The difference between the new-school multitaskers and their predecessors? Formulations. The new tide of technologically advanced beauty polymaths are rolling out the 3-in-1s in a way that has not been done before. Sarah Coonan, head of beauty at Liberty, says this has been driven by brands such as Lixir: “Their Universal Emulsion, [which is] a day cream, night cream and primer, was a big hit this year.” Lisa Payne, beauty editor at Stylus, agrees: “The launch of Lixir and its snowballing influence have sounded the death knell for complex and lengthy multi-step routines. In 2018, consumers will be most excited by brands that sell a compacted range of products that advocate simplicity and ease.”
Products will fight pollution
The next wave of skin aggressors on everyone’s radar are thanks to pollution, so expect to see anti-pollution skincare ranges multiply. Brands are also working on products that combat other environmental “skin stressors” including air conditioning and heating, captive bacteria (found in closed buildings and on public transport) and the blue light from our computer screens. According to Mitchell, “These are all having a negative impact on the quality of our skin and people are finally waking up to it.”
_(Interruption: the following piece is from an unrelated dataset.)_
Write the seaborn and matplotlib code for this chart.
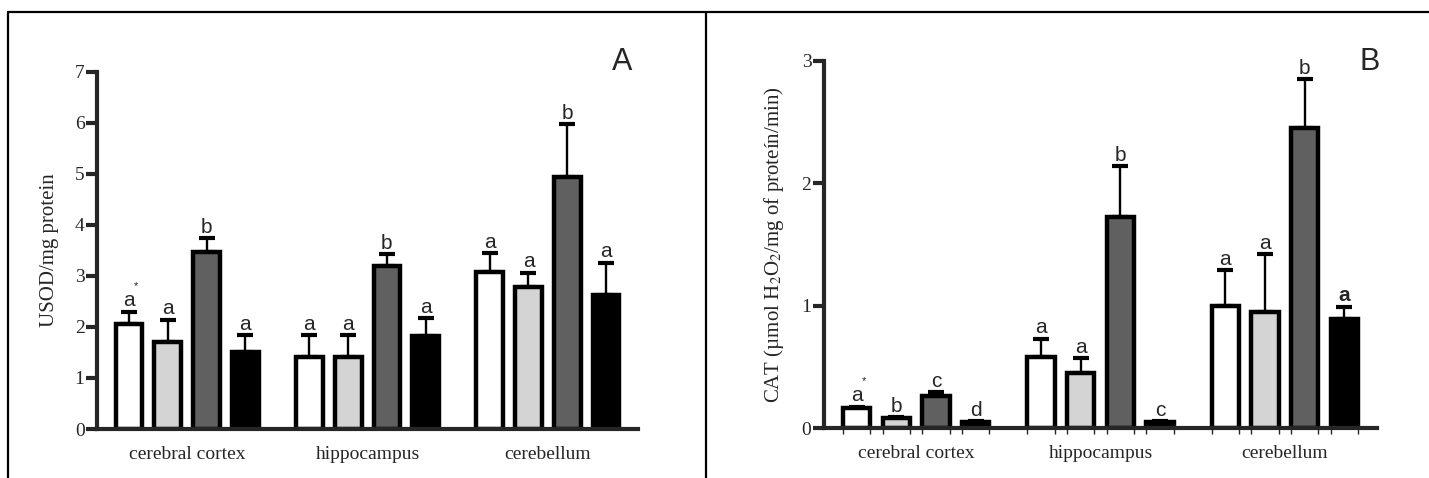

Brands will be more inclusive
Issues across the political, economic and religious spectrum have caused us to take a closer look at diversity and inclusivity, making them major focal points of 2017. The launch of Fenty Beauty, Rihanna’s all-shades-included brand, boldly led the beauty conversation. While the formidable reach of the LVMH-backed superstar cannot be denied – according to a Tribe Dynamics Cosmetics report, the brand generated US $72 million worth of earned media in its first month – it also silenced industry naysayers who for years have insinuated that “black doesn’t sell”. Industry analysts such as Payne agree that it has set the tone for all other beauty brands: “Fenty brought the need for inclusivity into the spotlight in a way no other brand has.” June Jensen, director of NPD Beauty UK, is also unequivocal about the Fenty influence: “Expect to see many more brands following this strategy in 2018”.